- WHAT THE TASK ASKS -
Report the count of lines containing the word "this" in the entries below, and nothing more.

Charts and diagrams as code

══════

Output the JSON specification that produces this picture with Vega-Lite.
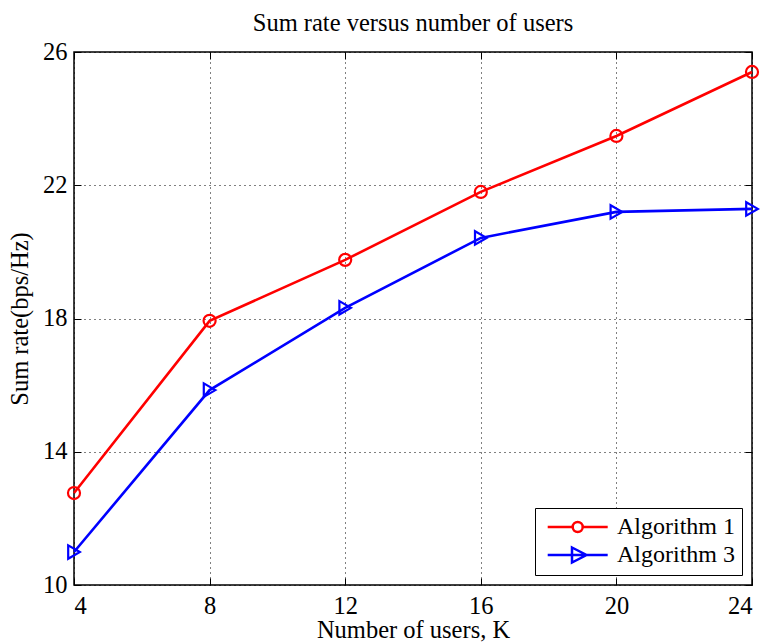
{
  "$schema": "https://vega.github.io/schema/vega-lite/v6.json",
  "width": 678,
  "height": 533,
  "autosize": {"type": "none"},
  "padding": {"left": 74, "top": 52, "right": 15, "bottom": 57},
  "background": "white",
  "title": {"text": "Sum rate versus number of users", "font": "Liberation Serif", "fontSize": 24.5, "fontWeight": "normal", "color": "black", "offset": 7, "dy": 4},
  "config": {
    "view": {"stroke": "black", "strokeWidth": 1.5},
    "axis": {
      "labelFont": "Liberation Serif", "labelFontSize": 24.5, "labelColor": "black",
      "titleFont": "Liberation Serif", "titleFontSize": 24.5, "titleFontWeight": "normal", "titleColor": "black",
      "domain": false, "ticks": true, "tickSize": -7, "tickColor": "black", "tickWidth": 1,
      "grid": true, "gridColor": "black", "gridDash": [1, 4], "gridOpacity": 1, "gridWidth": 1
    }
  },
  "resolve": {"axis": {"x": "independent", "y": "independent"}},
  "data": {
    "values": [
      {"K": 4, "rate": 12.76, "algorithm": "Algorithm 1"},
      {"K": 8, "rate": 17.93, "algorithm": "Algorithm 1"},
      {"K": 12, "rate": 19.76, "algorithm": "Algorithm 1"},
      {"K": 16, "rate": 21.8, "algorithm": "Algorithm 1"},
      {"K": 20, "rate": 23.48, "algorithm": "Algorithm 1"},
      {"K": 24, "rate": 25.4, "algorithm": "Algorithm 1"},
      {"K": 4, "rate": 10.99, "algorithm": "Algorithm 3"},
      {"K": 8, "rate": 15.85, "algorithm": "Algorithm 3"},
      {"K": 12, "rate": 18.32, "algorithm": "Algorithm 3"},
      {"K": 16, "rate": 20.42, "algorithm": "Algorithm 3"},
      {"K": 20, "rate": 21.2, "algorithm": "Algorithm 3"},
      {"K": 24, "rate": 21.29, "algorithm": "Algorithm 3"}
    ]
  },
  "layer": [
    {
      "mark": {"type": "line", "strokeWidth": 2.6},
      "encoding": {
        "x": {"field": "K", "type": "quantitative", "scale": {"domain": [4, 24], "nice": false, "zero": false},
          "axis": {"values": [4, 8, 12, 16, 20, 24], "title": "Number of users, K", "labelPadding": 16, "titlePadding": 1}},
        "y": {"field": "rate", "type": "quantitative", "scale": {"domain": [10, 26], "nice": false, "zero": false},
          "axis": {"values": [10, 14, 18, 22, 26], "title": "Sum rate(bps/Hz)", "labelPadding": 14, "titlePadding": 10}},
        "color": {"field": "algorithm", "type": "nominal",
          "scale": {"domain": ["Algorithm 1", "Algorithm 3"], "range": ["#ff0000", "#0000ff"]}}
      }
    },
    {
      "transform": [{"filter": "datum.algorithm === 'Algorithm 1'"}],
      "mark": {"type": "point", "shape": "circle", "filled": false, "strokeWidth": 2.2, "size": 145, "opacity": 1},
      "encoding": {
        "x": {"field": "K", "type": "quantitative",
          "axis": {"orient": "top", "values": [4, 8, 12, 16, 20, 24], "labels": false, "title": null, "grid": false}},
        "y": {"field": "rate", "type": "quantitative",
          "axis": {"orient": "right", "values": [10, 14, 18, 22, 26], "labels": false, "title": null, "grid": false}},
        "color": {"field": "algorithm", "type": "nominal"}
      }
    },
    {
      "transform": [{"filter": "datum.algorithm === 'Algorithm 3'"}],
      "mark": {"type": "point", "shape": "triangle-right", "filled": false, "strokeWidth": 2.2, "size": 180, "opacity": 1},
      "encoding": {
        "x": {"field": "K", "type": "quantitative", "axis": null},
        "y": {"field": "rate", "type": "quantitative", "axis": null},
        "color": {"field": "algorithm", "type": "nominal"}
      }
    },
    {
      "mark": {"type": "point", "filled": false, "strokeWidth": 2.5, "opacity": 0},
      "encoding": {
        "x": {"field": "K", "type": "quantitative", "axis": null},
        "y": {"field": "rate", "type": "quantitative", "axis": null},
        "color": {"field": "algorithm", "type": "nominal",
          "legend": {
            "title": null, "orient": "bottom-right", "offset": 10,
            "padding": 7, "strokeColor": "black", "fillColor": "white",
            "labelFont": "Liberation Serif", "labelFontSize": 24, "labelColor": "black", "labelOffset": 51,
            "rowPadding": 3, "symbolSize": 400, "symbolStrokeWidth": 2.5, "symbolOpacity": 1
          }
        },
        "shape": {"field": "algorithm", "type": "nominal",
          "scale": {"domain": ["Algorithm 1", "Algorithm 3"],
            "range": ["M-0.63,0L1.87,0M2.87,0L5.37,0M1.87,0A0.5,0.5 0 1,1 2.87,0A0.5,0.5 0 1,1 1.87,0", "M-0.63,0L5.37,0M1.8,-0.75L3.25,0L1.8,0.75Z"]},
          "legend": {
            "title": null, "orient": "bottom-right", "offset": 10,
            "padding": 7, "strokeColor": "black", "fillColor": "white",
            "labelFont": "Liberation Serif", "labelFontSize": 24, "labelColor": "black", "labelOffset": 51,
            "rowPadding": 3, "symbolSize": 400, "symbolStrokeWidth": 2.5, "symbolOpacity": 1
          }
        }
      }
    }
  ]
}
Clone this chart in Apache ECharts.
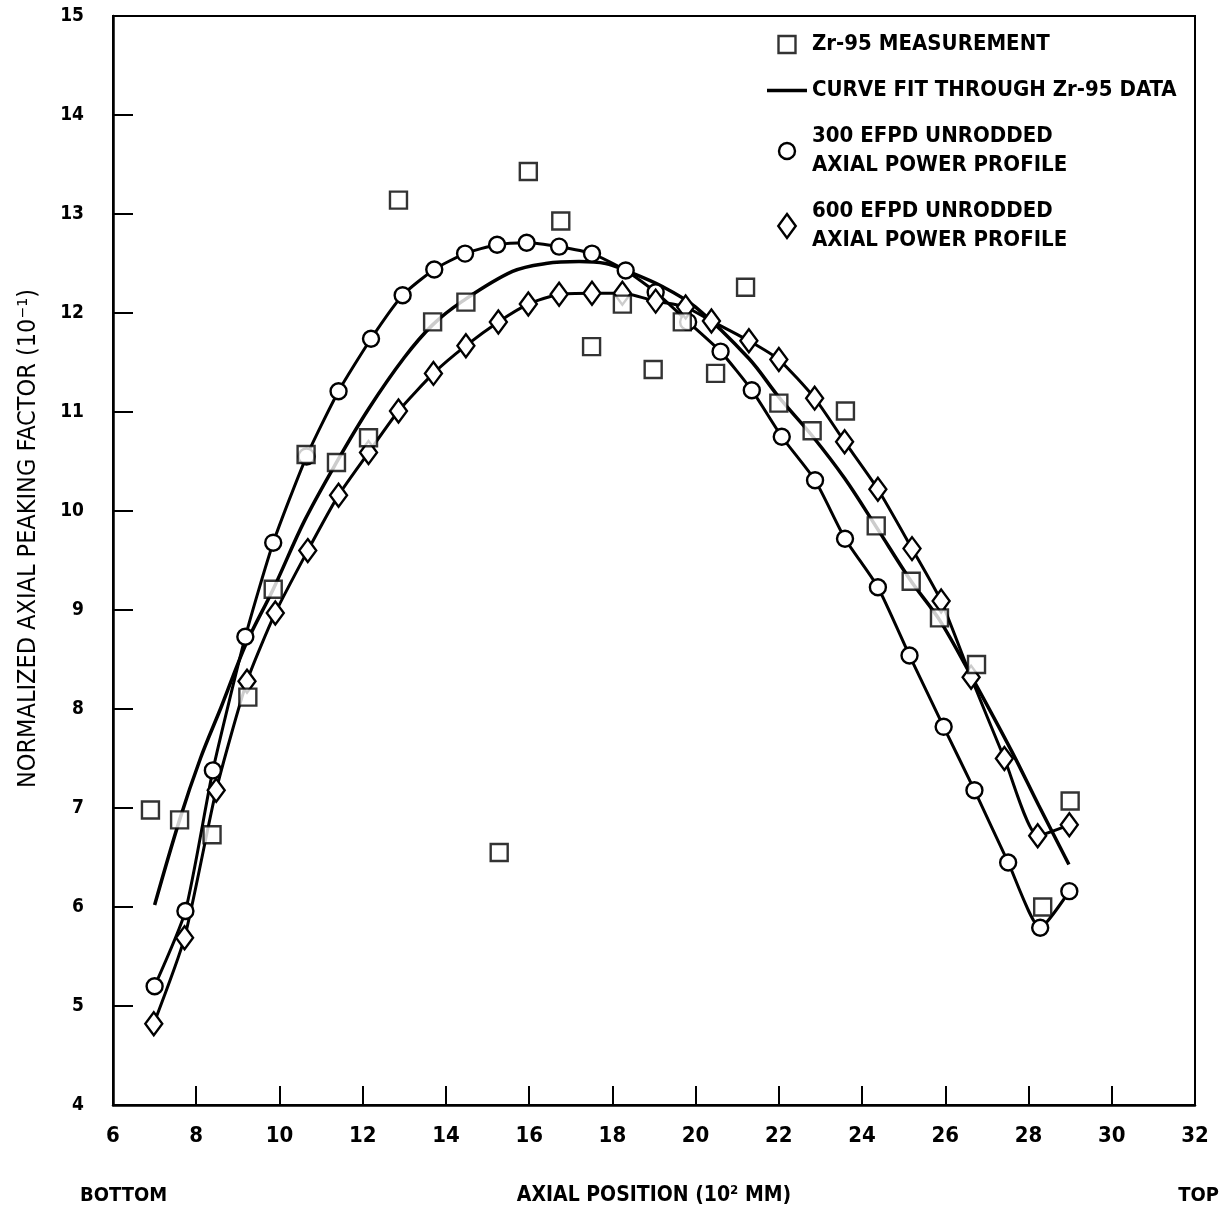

══════

- ANSWER TO THE PROBLEM -
2